Schon von Weitem sehen wir den mächtigen, 36 Meter hohen Eingangspylon des Tempels, der dem falkengestaltigen Gott Horus, Sohn des Osiris, gewidmet ist. »Horus kennen Sie alle, Sie wissen es nur nicht«, erklärt unser Reiseleiter. Naja, auf »Horometer«, dem Zeitmesser (Uhr), komme ich ja noch. Aber was könnte das mit dem Gott Horos zu tun haben?
Tatsächlich liege ich jedoch gar nicht so falsch. Denn von Horus leitet sich das viel bekanntere Horoskop, sprich: das »Auge des Horus«, ab. Dem nicht genug, war das Horusauge bei den Ägyptern das stärkste Amulett, welches selbst heute noch gerne als Schutz vor dem bösen Blick verwendet wird.
Neben übergroßen Darstellungen des Horus sowie seiner Eltern, Isis und Osiris, zeigen die Reliefs am Eingang den Pharao beim »Erschlagen der Feinde«. Bei den Besuchern weitaus beliebter sind jedoch zwei Horus-Statuen, die sich bereitwillig mit so ziemlich jedem Urlauber fotografieren lassen (ja, auch wir haben uns davor gestellt). Immerhin, hier ist es wenigstens überall - und damit auch im Innern des Tempels - erlaubt, die Kamera zu zücken.

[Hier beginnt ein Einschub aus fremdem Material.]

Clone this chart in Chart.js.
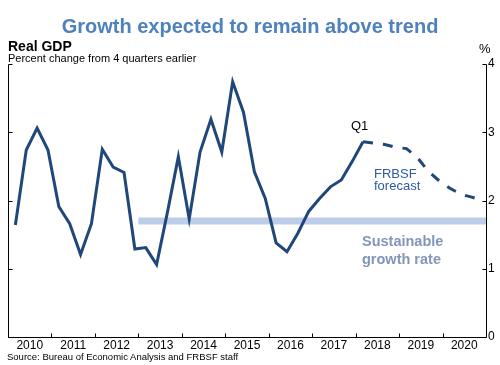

Beeindruckend sind die vielen inneren Räume, die über und über mit Hyroglyphen und Reliefs bedeckt sind. In ein paar der Räume wurden diese leider durch etliche Einkerbungen unkenntlich gemacht. Als Grund erfahren wir, dass sich die frühen Christen zur Zeit der Römer in die Gräber und Tempel zurückgezogen hatten und die Wandbilder in den von ihnen bewohnten Räumen zerstörten.
Sei es aus Rache oder als Provokation. Ganz sicher jedoch aus Missachtung der älteren Religion. Die 32 Säulen im ersten Hof sowie die beiden im hinteren Teil des Hofes anschließenden Säulenhallen mit Darstellungen der Tempelgründung und der verschiedenen Kulthandlungen des Pharaos blieben davon zum Glück verschont. Sehr angenehm finden wir, dass es selbst bei regem Besucherverkehr immer wieder mal einzelne Räume gibt, in denen man die vielen Isis- und Horus-Abbildungen in Ruhe auf sich wirken lassen kann. Zu lange allerdings auch nicht. Denn die Kutsche wartet schon wieder. Und das leider an einem ausgesprochen ungünstigen Platz. Der Weg dahin führt nämlich an einigen Bazaren vorbei, sodass uns ständig Sachen feil geboten werden, für die wir absolut keine Verwendung haben.
Etwas Schade find ich, dass der Kutscher am Schluss extrem aufdringlich wird und sich, als er bei mir den bissfesten Granit bemerkt, an eine Mitreisende hängt, um ihr lautstark einzureden, dass alle anderen Europäer, sei es Franzosen, Italiener oder Skandinavier, immer Trinkgeld geben würden.
Das Bild vom Anfang der Fahrt lehnen wir ebenfalls ab. Zwar kann so etwas eine hübsche Erinnerung sein, aber leider hat das Foto eine derart schlechte Qualität, dass es eigentlich nur Schade ums Papier war - abgesehen davon, dass wir gar nicht richtig im Bilde sind.